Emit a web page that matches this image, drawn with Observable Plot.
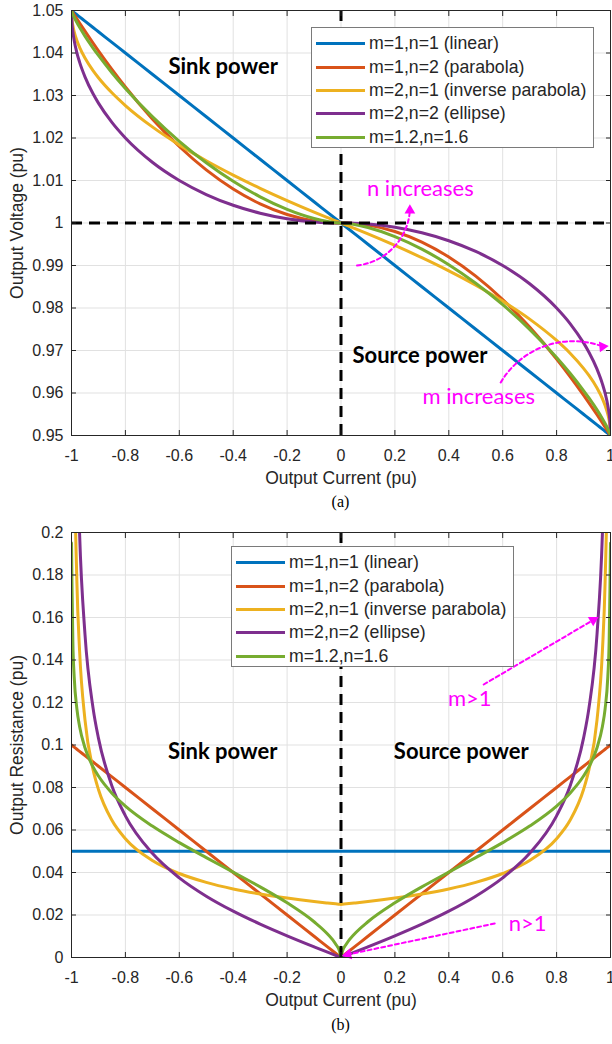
<!DOCTYPE html>
<html>
<head>
<meta charset="utf-8">
<script src="https://cdn.jsdelivr.net/npm/d3@7"></script>
<script src="https://cdn.jsdelivr.net/npm/@observablehq/plot@0.6"></script>
<style>
  body { margin: 0; background: #fff; }
  #root { position: relative; width: 612px; height: 1044px; font-family: "Liberation Sans", Arial, sans-serif; color: #262626; }
  .panel { position: absolute; left: 0; }
  .caption { position: absolute; left: 71px; width: 539px; text-align: center; font-family: "Liberation Serif", "Times New Roman", serif; font-size: 16px; color: #000; }
  .legend { position: absolute; width: 283px; height: 121px; box-sizing: border-box; background: #fff; border: 1px solid #7a7a7a; padding-top: 4px; }
  .legend .row { display: flex; align-items: center; height: 23.4px; font-size: 17.7px; color: #262626; white-space: nowrap; }
  .legend .sw { width: 49px; height: 3px; margin-right: 4px; }
</style>
</head>
<body>
<div id="root"></div>
<script>
// ---------- data ----------
const current = [-1, -0.998, -0.995, -0.99, -0.98, -0.97, -0.95, -0.92, -0.9, -0.85, -0.8, -0.7, -0.6, -0.5, -0.4, -0.3, -0.2, -0.1, -0.05, -0.02, -0.005, 0,
  0.005, 0.02, 0.05, 0.1, 0.2, 0.3, 0.4, 0.5, 0.6, 0.7, 0.8, 0.85, 0.9, 0.92, 0.95, 0.97, 0.98, 0.99, 0.995, 0.998, 1];

const voltageLinear = [1.05, 1.0499, 1.04975, 1.0495, 1.049, 1.0485, 1.0475, 1.046, 1.045, 1.0425, 1.04, 1.035, 1.03, 1.025, 1.02, 1.015, 1.01, 1.005, 1.0025, 1.001, 1.00025, 1,
  0.99975, 0.999, 0.9975, 0.995, 0.99, 0.985, 0.98, 0.975, 0.97, 0.965, 0.96, 0.9575, 0.955, 0.954, 0.9525, 0.9515, 0.951, 0.9505, 0.95025, 0.9501, 0.95];
const voltageParabola = [1.05, 1.0498, 1.0495, 1.04901, 1.04802, 1.04705, 1.04513, 1.04232, 1.0405, 1.03613, 1.032, 1.0245, 1.018, 1.0125, 1.008, 1.0045, 1.002, 1.0005, 1.00013, 1.00002, 1, 1,
  1, 0.99998, 0.99988, 0.9995, 0.998, 0.9955, 0.992, 0.9875, 0.982, 0.9755, 0.968, 0.96388, 0.9595, 0.95768, 0.95488, 0.95296, 0.95198, 0.951, 0.9505, 0.9502, 0.95];
const voltageInverseParabola = [1.05, 1.04776, 1.04646, 1.045, 1.04293, 1.04134, 1.03882, 1.03586, 1.03419, 1.03064, 1.02764, 1.02261, 1.01838, 1.01464, 1.01127, 1.00817, 1.00528, 1.00257, 1.00127, 1.0005, 1.00013, 1,
  0.99987, 0.9995, 0.99873, 0.99743, 0.99472, 0.99183, 0.98873, 0.98536, 0.98162, 0.97739, 0.97236, 0.96937, 0.96581, 0.96414, 0.96118, 0.95866, 0.95707, 0.955, 0.95354, 0.95224, 0.95];
const voltageEllipse = [1.05, 1.04684, 1.04501, 1.04295, 1.04005, 1.03785, 1.03439, 1.0304, 1.02821, 1.02366, 1.02, 1.01429, 1.01, 1.0067, 1.00417, 1.0023, 1.00101, 1.00025, 1.00006, 1.00001, 1, 1,
  1, 0.99999, 0.99994, 0.99975, 0.99899, 0.9977, 0.99583, 0.9933, 0.99, 0.98571, 0.98, 0.97634, 0.97179, 0.9696, 0.96561, 0.96216, 0.95995, 0.95705, 0.95499, 0.95316, 0.95];
const voltageMixed = [1.05, 1.04958, 1.04911, 1.04841, 1.04717, 1.04605, 1.04398, 1.04117, 1.03942, 1.03536, 1.03165, 1.02502, 1.01923, 1.01418, 1.00982, 1.00615, 1.00319, 1.00105, 1.00035, 1.00008, 1.00001, 1,
  0.99999, 0.99992, 0.99966, 0.99895, 0.99681, 0.99385, 0.99018, 0.98582, 0.98077, 0.97498, 0.96835, 0.96464, 0.96058, 0.95883, 0.95602, 0.95395, 0.95283, 0.95159, 0.95089, 0.95042, 0.95];

const resistanceLinear = [0.05, 0.05, 0.05, 0.05, 0.05, 0.05, 0.05, 0.05, 0.05, 0.05, 0.05, 0.05, 0.05, 0.05, 0.05, 0.05, 0.05, 0.05, 0.05, 0.05, 0.05, 0.05,
  0.05, 0.05, 0.05, 0.05, 0.05, 0.05, 0.05, 0.05, 0.05, 0.05, 0.05, 0.05, 0.05, 0.05, 0.05, 0.05, 0.05, 0.05, 0.05, 0.05, 0.05];
const resistanceParabola = [0.1, 0.0998, 0.0995, 0.099, 0.098, 0.097, 0.095, 0.092, 0.09, 0.085, 0.08, 0.07, 0.06, 0.05, 0.04, 0.03, 0.02, 0.01, 0.005, 0.002, 0.0005, 0,
  0.0005, 0.002, 0.005, 0.01, 0.02, 0.03, 0.04, 0.05, 0.06, 0.07, 0.08, 0.085, 0.09, 0.092, 0.095, 0.097, 0.098, 0.099, 0.0995, 0.0998, 0.1];
const resistanceInverseParabola = [null, 0.55902, 0.35355, 0.25, 0.17678, 0.14434, 0.1118, 0.08839, 0.07906, 0.06455, 0.0559, 0.04564, 0.03953, 0.03536, 0.03227, 0.02988, 0.02795, 0.02635, 0.02565, 0.02525, 0.02506, 0.025,
  0.02506, 0.02525, 0.02565, 0.02635, 0.02795, 0.02988, 0.03227, 0.03536, 0.03953, 0.04564, 0.0559, 0.06455, 0.07906, 0.08839, 0.1118, 0.14434, 0.17678, 0.25, 0.35355, 0.55902, null];
const resistanceEllipse = [null, 0.78938, 0.49812, 0.3509, 0.24624, 0.1995, 0.15212, 0.11737, 0.10324, 0.08068, 0.06667, 0.04901, 0.0375, 0.02887, 0.02182, 0.01572, 0.01021, 0.00503, 0.0025, 0.001, 0.00025, 0,
  0.00025, 0.001, 0.0025, 0.00503, 0.01021, 0.01572, 0.02182, 0.02887, 0.0375, 0.04901, 0.06667, 0.08068, 0.10324, 0.11737, 0.15212, 0.1995, 0.24624, 0.3509, 0.49812, 0.78938, null];
const resistanceMixed = [0.195, 0.17347, 0.14864, 0.13208, 0.11701, 0.10875, 0.09873, 0.08969, 0.08538, 0.07732, 0.07126, 0.06184, 0.05407, 0.04702, 0.04019, 0.03323, 0.02572, 0.01682, 0.01106, 0.00638, 0.00278, 0,
  0.00278, 0.00638, 0.01106, 0.01682, 0.02572, 0.03323, 0.04019, 0.04702, 0.05407, 0.06184, 0.07126, 0.07732, 0.08538, 0.08969, 0.09873, 0.10875, 0.11701, 0.13208, 0.14864, 0.17347, 0.195];

const seriesNames = ["m=1,n=1 (linear)", "m=1,n=2 (parabola)", "m=2,n=1 (inverse parabola)", "m=2,n=2 (ellipse)", "m=1.2,n=1.6"];
const currentTicks = [-1, -0.8, -0.6, -0.4, -0.2, 0, 0.2, 0.4, 0.6, 0.8, 1];
const voltageTicks = [0.95, 0.96, 0.97, 0.98, 0.99, 1, 1.01, 1.02, 1.03, 1.04, 1.05];
const resistanceTicks = [0, 0.02, 0.04, 0.06, 0.08, 0.1, 0.12, 0.14, 0.16, 0.18, 0.2];

// ---------- styles ----------
const seriesColors = ["#0072BD", "#D95319", "#EDB120", "#7E2F8E", "#77AC30"];
const MAGENTA = "#FF00FF";
const GRID = "#e1e1e1";
const AXIS = "#262626";

function tidy(arrays) {
  return arrays.flatMap((arr, s) => arr.map((v, k) => ({series: seriesNames[s], current: current[k], value: v})));
}
const voltageData = tidy([voltageLinear, voltageParabola, voltageInverseParabola, voltageEllipse, voltageMixed]);
const resistanceData = tidy([resistanceLinear, resistanceParabola, resistanceInverseParabola, resistanceEllipse, resistanceMixed]);

const boldText = {fontFamily: "Lato", fontWeight: "bold", fontSize: 22, fill: "black"};
const noteText = {fontFamily: "Lato", fontSize: 22, fill: MAGENTA};
const dotted = {stroke: MAGENTA, strokeWidth: 2, strokeDasharray: "4,3", headLength: 0};
const head = {symbol: "triangle", r: 4, fill: MAGENTA, stroke: "none"};
const blackDash = {stroke: "black", strokeWidth: 3, strokeDasharray: "11,7"};

function panel({yDomain, yTicks, data, marginTop, yLabel, extra}) {
  return Plot.plot({
    width: 612,
    height: marginTop + 425 + 55,
    marginLeft: 71, marginRight: 2, marginTop, marginBottom: 55,
    style: {fontFamily: "Liberation Sans, Arial, sans-serif", fontSize: "16px", background: "white", color: AXIS, overflow: "visible"},
    x: {domain: [-1, 1], label: null},
    y: {domain: yDomain, label: null},
    color: {domain: seriesNames, range: seriesColors},
    marks: [
      Plot.gridX(currentTicks, {stroke: GRID, strokeOpacity: 1}),
      Plot.gridY(yTicks, {stroke: GRID, strokeOpacity: 1}),
      Plot.line(data, {x: "current", y: "value", z: "series", stroke: "series", strokeWidth: 3, curve: "monotone-x", clip: true}),
      ...extra,
      Plot.axisX(currentTicks, {anchor: "bottom", tickSize: -5, tickPadding: 19, tickFormat: d => String(d), fontSize: 16, label: null, color: AXIS}),
      Plot.axisX(currentTicks, {anchor: "top", tickSize: -5, tickFormat: () => "", label: null, color: AXIS}),
      Plot.axisY(yTicks, {anchor: "left", tickSize: -5, tickPadding: 13, tickFormat: d => String(d), fontSize: 16, label: null, color: AXIS}),
      Plot.axisY(yTicks, {anchor: "right", tickSize: -5, tickFormat: () => "", label: null, color: AXIS}),
      Plot.frame({stroke: AXIS, strokeWidth: 1}),
      Plot.text(["Output Current (pu)"], {frameAnchor: "bottom", text: d => d, dy: 43, lineAnchor: "middle", textAnchor: "middle", fontSize: 17.5, fill: AXIS}),
      Plot.text([yLabel], {frameAnchor: "left", text: d => d, rotate: -90, dx: -54, lineAnchor: "middle", textAnchor: "middle", fontSize: 17.5, fill: AXIS})
    ]
  });
}

const voltagePanel = panel({
  yDomain: [0.95, 1.05], yTicks: voltageTicks, data: voltageData, marginTop: 10, yLabel: "Output Voltage (pu)",
  extra: [
    Plot.ruleX([0], blackDash),
    Plot.ruleY([1], blackDash),
    Plot.text([{x: -0.437, y: 1.0368, t: "Sink power"}], {x: "x", y: "y", text: "t", ...boldText}),
    Plot.text([{x: 0.293, y: 0.9688, t: "Source power"}], {x: "x", y: "y", text: "t", ...boldText}),
    Plot.text([{x: 0.2944, y: 1.0081, t: "n increases"}], {x: "x", y: "y", text: "t", ...noteText}),
    Plot.text([{x: 0.5111, y: 0.95918, t: "m increases"}], {x: "x", y: "y", text: "t", ...noteText}),
    Plot.arrow([{x1: 0.0593, y1: 0.99, x2: 0.2556, y2: 1.00294}], {x1: "x1", y1: "y1", x2: "x2", y2: "y2", bend: -40, ...dotted}),
    Plot.dot([{x: 0.2556, y: 1.00294}], {x: "x", y: "y", rotate: 0, ...head}),
    Plot.arrow([{x1: 0.5926, y1: 0.96247, x2: 0.9704, y2: 0.97094}], {x1: "x1", y1: "y1", x2: "x2", y2: "y2", bend: 40, ...dotted}),
    Plot.dot([{x: 0.9704, y: 0.97094}], {x: "x", y: "y", rotate: 85, ...head})
  ]
});

const resistancePanel = panel({
  yDomain: [0, 0.2], yTicks: resistanceTicks, data: resistanceData, marginTop: 12, yLabel: "Output Resistance (pu)",
  extra: [
    Plot.ruleX([0], blackDash),
    Plot.text([{x: -0.4389, y: 0.0969, t: "Sink power"}], {x: "x", y: "y", text: "t", ...boldText}),
    Plot.text([{x: 0.4463, y: 0.0969, t: "Source power"}], {x: "x", y: "y", text: "t", ...boldText}),
    Plot.text([{x: 0.4778, y: 0.1219, t: "m>1"}], {x: "x", y: "y", text: "t", ...noteText}),
    Plot.text([{x: 0.6926, y: 0.016, t: "n>1"}], {x: "x", y: "y", text: "t", ...noteText}),
    Plot.arrow([{x1: 0.5296, y1: 0.12847, x2: 0.9359, y2: 0.15882}], {x1: "x1", y1: "y1", x2: "x2", y2: "y2", ...dotted}),
    Plot.dot([{x: 0.9359, y: 0.15882}], {x: "x", y: "y", rotate: 60, ...head}),
    Plot.arrow([{x1: 0.5704, y1: 0.016, x2: 0.0259, y2: 0.00141}], {x1: "x1", y1: "y1", x2: "x2", y2: "y2", ...dotted}),
    Plot.dot([{x: 0.0259, y: 0.00141}], {x: "x", y: "y", rotate: 258, ...head})
  ]
});

const root = document.getElementById("root");
function place(node, topPx) {
  const d = document.createElement("div");
  d.className = "panel"; d.style.top = topPx + "px";
  d.appendChild(node); root.appendChild(d);
}
place(voltagePanel, 0);
place(resistancePanel, 520);

function legend(leftPx, topPx) {
  const box = document.createElement("div");
  box.className = "legend";
  box.style.left = leftPx + "px"; box.style.top = topPx + "px";
  seriesNames.forEach((name, i) => {
    const row = document.createElement("div"); row.className = "row";
    const sw = document.createElement("span"); sw.className = "sw";
    sw.style.background = seriesColors[i];
    sw.style.marginLeft = "4px";
    const tx = document.createElement("span"); tx.textContent = name;
    row.appendChild(sw); row.appendChild(tx); box.appendChild(row);
  });
  root.appendChild(box);
}
legend(311, 27);
legend(231, 546);

function caption(text, topPx) {
  const c = document.createElement("div"); c.className = "caption";
  c.style.top = topPx + "px"; c.textContent = text; root.appendChild(c);
}
caption("(a)", 493);
caption("(b)", 1016);
</script>
</body>
</html>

TASK GOAL:
Reproduce exactly the run of lines that opens the listing and closes with the line holding "0.995, 0.998, 1];". Pictures are excluded.

RESPONSE FOR THIS EXERCISE:
Emit a web page that matches this image, drawn with Observable Plot.
<!DOCTYPE html>
<html>
<head>
<meta charset="utf-8">
<script src="https://cdn.jsdelivr.net/npm/d3@7"></script>
<script src="https://cdn.jsdelivr.net/npm/@observablehq/plot@0.6"></script>
<style>
  body { margin: 0; background: #fff; }
  #root { position: relative; width: 612px; height: 1044px; font-family: "Liberation Sans", Arial, sans-serif; color: #262626; }
  .panel { position: absolute; left: 0; }
  .caption { position: absolute; left: 71px; width: 539px; text-align: center; font-family: "Liberation Serif", "Times New Roman", serif; font-size: 16px; color: #000; }
  .legend { position: absolute; width: 283px; height: 121px; box-sizing: border-box; background: #fff; border: 1px solid #7a7a7a; padding-top: 4px; }
  .legend .row { display: flex; align-items: center; height: 23.4px; font-size: 17.7px; color: #262626; white-space: nowrap; }
  .legend .sw { width: 49px; height: 3px; margin-right: 4px; }
</style>
</head>
<body>
<div id="root"></div>
<script>
// ---------- data ----------
const current = [-1, -0.998, -0.995, -0.99, -0.98, -0.97, -0.95, -0.92, -0.9, -0.85, -0.8, -0.7, -0.6, -0.5, -0.4, -0.3, -0.2, -0.1, -0.05, -0.02, -0.005, 0,
  0.005, 0.02, 0.05, 0.1, 0.2, 0.3, 0.4, 0.5, 0.6, 0.7, 0.8, 0.85, 0.9, 0.92, 0.95, 0.97, 0.98, 0.99, 0.995, 0.998, 1];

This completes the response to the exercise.